Do not choose based on compliments alone

Compliments are fun, but they are a weak foundation for a signature scent. The perfume that gets noticed most is not always the one you will love most deeply.

Your signature fragrance should please you first. It should be the scent you reach for on ordinary mornings, date nights, weekend lunches, and travel days because it makes you feel more like yourself. If it also earns compliments, even better.

That personal connection is usually what makes a fragrance memorable. People notice when a scent feels fully aligned with the person wearing it.

Narrow it down to three, then choose slowly

If you are deciding between too many fragrances, stop expanding the list. Choose three that feel closest to your style and test them over separate days.

Notice which one makes getting dressed feel easier. Which one suits your skin best after a few hours. Which one feels right in both daylight and evening. Which one you miss when you are not wearing it.

That last question is often the clearest. A signature scent should create a little absence when it is not there.
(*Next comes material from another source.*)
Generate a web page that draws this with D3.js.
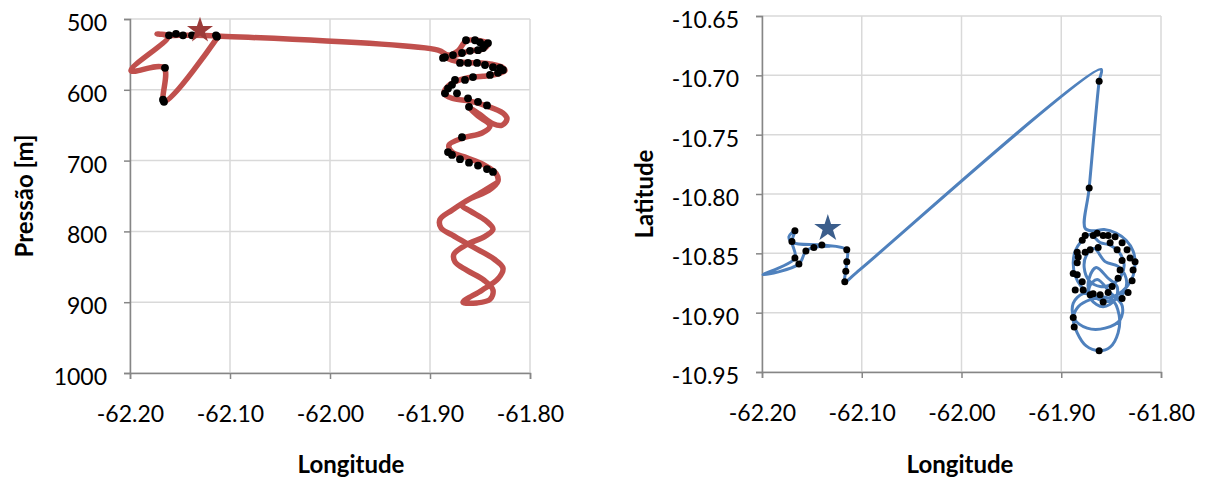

For shoppers building a fragrance wardrobe with accessible luxury in mind, this slower approach helps you buy with more confidence. It is easy to be tempted by packaging, hype, or a bestselling label. The better choice is the one that feels effortless on your skin and true to your taste.

How to know you found the one

You know you found it when the fragrance feels natural rather than performative. It does not ask you to become someone else. It sharpens what is already there - your confidence, your softness, your freshness, your edge.

That could be a luminous floral that feels romantic without being too sweet. It could be a clean musk that reads expensive and understated. It could be a warm woody amber that feels smooth, modern, and quietly unforgettable. At SG SHOPE, that search can feel less intimidating when you focus on mood, wearability, and the version of yourself you want your fragrance to echo.

Pick the scent that feels like your best outfit in perfume form, then wear it often enough that it becomes part of your story.